L’engorgement du réseau de la santé influe sur le bien-être des bébés naissants, suggère une nouvelle étude. D’après celle-ci, plus les unités de soins intensifs néonatals sont remplies, plus les risques de complications graves chez les grands prématurés sont élevés.

« Par exemple, lorsque le taux d’occupation des lits se situe à 50 % de la capacité de l’unité, le pourcentage de complications graves est de 30 %. Ce pourcentage grimpe à 40 % lorsque 80 % des lits sont occupés, et à 50 % lorsque l’unité est à 110 % de la capacité », affirme en ce sens le professeure titulaire à la faculté de médecine de l’Université Laval et chercheur au Centre de recherche du CHU de Québec, Bruno Piedbœuf.

Dans les derniers mois, son groupe, mené par le néonatologiste et épidémiologiste à la faculté de médecine de l’Université McGill Marc Beltempo, a analysé les cas de « 1870 enfants nés entre la 23semaine et la 32semaine de grossesse ». Ces nouveau-nés sont essentiellement des « grands prématurés » ou « très grands prématurés », selon les normes de l’Organisation mondiale de la santé (OMS).

Les sujets étudiés devaient par ailleurs avoir été admis dans une unité de soins intensifs néonatals québécoise. Résultat : des 1870 bébés, « 823 ont eu des complications sérieuses, dont 153 décès », lit-on dans l’étude dirigée par M. Piedbœuf. « Les principales pathologies rapportées touchaient les poumons, le système nerveux, le système digestif et les yeux », y indique-t-on.

45 % de risques à pleine capacité

Ultimement, le risque de complications graves atteint 45 % chez les grands prématurés lorsque tous les lits d’une unité sont occupés. D’ailleurs, ce risque de complications graves augmenterait surtout « pendant le premier quart de travail et pendant les 24 premières heures qui suivent l’admission de l’enfant ». L’étude pourrait donc bien « refléter un manque de ressources pendant les périodes de pointe », selon le professeur.

Mais tout n’est pas noir pour autant. « Il y a eu beaucoup d’amélioration sur le plan technique » dans les dernières années, affirme M. Piedbœuf, en soulignant que le taux de survie des enfants prématurés naissant après la 28semaine est aujourd’hui de 95 %, un progrès marqué par rapport aux dernières décennies.

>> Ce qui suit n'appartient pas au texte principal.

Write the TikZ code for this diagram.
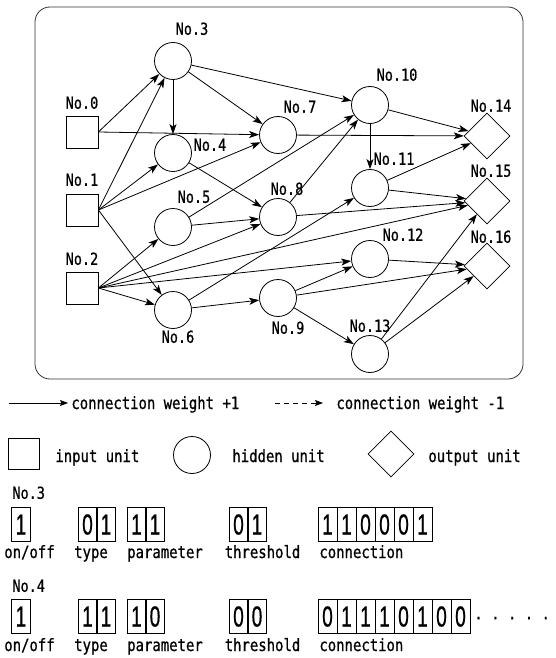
\documentclass[tikz,border=0pt]{standalone}
\usepackage{fontspec}
\setmainfont{DejaVu Sans Mono}[FakeStretch=0.82,FakeBold=0.8]
\newfontfamily\digitfont{Liberation Sans}[FakeStretch=0.66,FakeBold=0.6]
\usetikzlibrary{shapes.geometric,arrows.meta}
\begin{document}
\begin{tikzpicture}[x=1pt,y=-1pt,
  line width=0.8pt,
  lab/.style={font=\fontsize{16.5}{16.5}\selectfont, inner sep=0pt, text height=11.5pt, text depth=0pt},
  leg/.style={font=\fontsize{17}{17}\selectfont, inner sep=0pt, text height=12pt, text depth=0pt},
  sq/.style={draw, rectangle, minimum size=32pt, inner sep=0pt},
  hu/.style={draw, circle, minimum size=37pt, inner sep=0pt},
  ou/.style={draw, diamond, minimum size=46pt, inner sep=0pt},
  arr/.style={-{Stealth[length=10pt,width=7pt,inset=2.5pt]}},
  larr/.style={-{Stealth[length=8pt,width=6pt,inset=1.5pt]}},
  cell/.style={draw, rectangle, minimum width=19pt, minimum height=34pt, inner sep=0pt,
    font=\digitfont\fontsize{29}{29}\selectfont, text height=21pt, text depth=0pt}
]
\path[use as bounding box] (0,0) rectangle (555,658);
\draw[black!80, rounded corners=15pt] (35,7) rectangle (523,379);

% units
\node[sq] (n0) at (82,132) {};
\node[sq] (n1) at (82,210) {};
\node[sq] (n2) at (82,288) {};
\node[hu] (n3) at (173,61) {};
\node[hu] (n4) at (173,153) {};
\node[hu] (n5) at (173,227) {};
\node[hu] (n6) at (173,310) {};
\node[hu] (n7) at (278,135) {};
\node[hu] (n8) at (278,217) {};
\node[hu] (n9) at (278,298) {};
\node[hu] (n10) at (370,105) {};
\node[hu] (n11) at (370,188) {};
\node[hu] (n12) at (370,259) {};
\node[hu] (n13) at (370,354) {};
\node[ou] (n14) at (487,136) {};
\node[ou] (n15) at (487,201) {};
\node[ou] (n16) at (487,266) {};

% labels
\node[lab] (l0) at (82,103) {No.0};
\node[lab] (l1) at (82,180) {No.1};
\node[lab] (l2) at (82,259) {No.2};
\node[lab] (l3) at (192,29) {No.3};
\node[lab] (l4) at (210,145) {No.4};
\node[lab] (l5) at (194,197) {No.5};
\node[lab] (l6) at (178,337) {No.6};
\node[lab] (l7) at (300,107) {No.7};
\node[lab] (l8) at (287,189) {No.8};
\node[lab] (l9) at (288,328) {No.9};
\node[lab] (l10) at (397,75) {No.10};
\node[lab] (l11) at (394,159) {No.11};
\node[lab] (l12) at (403,235) {No.12};
\node[lab] (l13) at (370,326) {No.13};
\node[lab] (l14) at (491,106) {No.14};
\node[lab] (l15) at (491,171) {No.15};
\node[lab] (l16) at (491,237) {No.16};

% connections
\draw[arr] (n0.east) -- (n3);
\draw[arr] (n0.east) -- (n7);
\draw[arr] (n1.east) -- (n3);
\draw[arr] (n1.east) -- (n4);
\draw[arr] (n1.east) -- (n7);
\draw[arr] (n1.east) -- (n6);
\draw[arr] (n2.east) -- (n5);
\draw[arr] (n2.east) -- (n8);
\draw[arr] (n2.east) -- (n15);
\draw[arr] (n2.east) -- (n12);
\draw[arr] (n2.east) -- (n6);
\draw[arr] (n3) -- (n4);
\draw[arr] (n3) -- (n7);
\draw[arr] (n3) -- (n10);
\draw[arr] (n4) -- (n8);
\draw[arr] (n5) -- (n8);
\draw[arr] (n5) -- (n10);
\draw[arr] (n6) -- (n9);
\draw[arr] (n6) -- (n11);
\draw[arr] (n7) -- (n14);
\draw[arr] (n8) -- (n10);
\draw[arr] (n8) -- (n15);
\draw[arr] (n9) -- (n12);
\draw[arr] (n9) -- (n16);
\draw[arr] (n9) -- (n13);
\draw[arr] (n10) -- (n14);
\draw[arr] (n10) -- (n11);
\draw[arr] (n11) -- (n14);
\draw[arr] (n11) -- (n15);
\draw[arr] (n12) -- (n16);
\draw[arr] (n13) -- (n15);
\draw[arr] (n13) -- (n16);

% legend
\coordinate (a1s) at (9,403);
\coordinate (a1e) at (68,403);
\coordinate (a2s) at (275,403);
\coordinate (a2e) at (323,403);
\draw[larr] (a1s) -- (a1e);
\draw[larr, dash pattern=on 5pt off 4pt] (a2s) -- (a2e);
\node[leg, anchor=west] (t1) at (71,403) {connection weight +1};
\node[leg, anchor=west] (t2) at (336,403) {connection weight -1};
\node[draw, rectangle, minimum size=31pt, inner sep=0pt] (lsq) at (24,454) {};
\node[leg, anchor=west] (t3) at (55,456) {input unit};
\node[hu] (lci) at (192,455) {};
\node[leg, anchor=west] (t4) at (232,456) {hidden unit};
\node[ou] (ldm) at (391,454) {};
\node[leg, anchor=west] (t5) at (428,456) {output unit};

% chromosome No.3
\node[lab, anchor=west] (h3) at (12,493) {No.3};
\node[cell] (a0) at (21,524) {1};
\node[cell] (b0) at (87.5,524) {0};
\node[cell] (b1) at (106,524) {1};
\node[cell] (c0) at (136.5,524) {1};
\node[cell] (c1) at (155,524) {1};
\node[cell] (d0) at (238.5,524) {0};
\node[cell] (d1) at (257,524) {1};
\foreach \b [count=\i from 0] in {1,1,0,0,0,1}
  \node[cell] (e\i) at (327.5+19*\i,524) {\b};
\node[leg] (u1) at (29.5,552) {on/off};
\node[leg] (u2) at (91,552) {type};
\node[leg] (u3) at (165,552) {parameter};
\node[leg] (u4) at (262.5,552) {threshold};
\node[leg, anchor=west] (u5) at (319,552) {connection};

% chromosome No.4
\node[lab, anchor=west] (h4) at (12,586) {No.4};
\node[cell] (f0) at (21,616) {1};
\node[cell] (g0) at (87.5,616) {1};
\node[cell] (g1) at (106,616) {1};
\node[cell] (k0) at (136.5,616) {1};
\node[cell] (k1) at (155,616) {0};
\node[cell] (m0) at (238.5,616) {0};
\node[cell] (m1) at (257,616) {0};
\foreach \b [count=\i from 0] in {0,1,1,1,0,1,0,0}
  \node[cell] (p\i) at (327.5+19*\i,616) {\b};
\node[leg, anchor=west] (dots) at (474,618) {· · · · ·};
\node[leg] (v1) at (29.5,645) {on/off};
\node[leg] (v2) at (91,645) {type};
\node[leg] (v3) at (165,645) {parameter};
\node[leg] (v4) at (262.5,645) {threshold};
\node[leg, anchor=west] (v5) at (319,645) {connection};
\end{tikzpicture}
\end{document}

Néanmoins, ajoute le médecin, il demeure que l’étude démontre qu’« il y a encore du travail à faire du côté de l’organisation du travail pour assurer de meilleurs soins aux grands prématurés » au Québec. Notons que l’étude en question a été rendue publique mardi dans la revue scientifique internationale Archives of Disease in Childhood : Fetal & Neonatal.

« Les grands prématurés ont une santé fragile et il faut continuellement veiller sur eux. Le temps de réaction du personnel soignant est crucial. Idéalement, il faudrait avoir un ratio d’une infirmière ou d’un infirmier par enfant pour assurer des soins optimaux », affirme également M. Piedbœuf, dont les conclusions devraient être transmises aux autorités.

En septembre 2021, La Presse avait rapporté que la « hausse marquée » du nombre de naissances, combinée au manque de personnel, pousse à cran les unités de soins en néonatalogie, au point d’obliger des femmes de bébés prématurés à accoucher à des centaines de kilomètres de chez elles. L’organisme Préma-Québec, qui a pour mission d’améliorer la qualité de vie des enfants prématurés, réclame une sorte de statut juridique pour les bébés prématurés, qui leur reconnaîtrait le droit d’être soignés plus près de chez eux.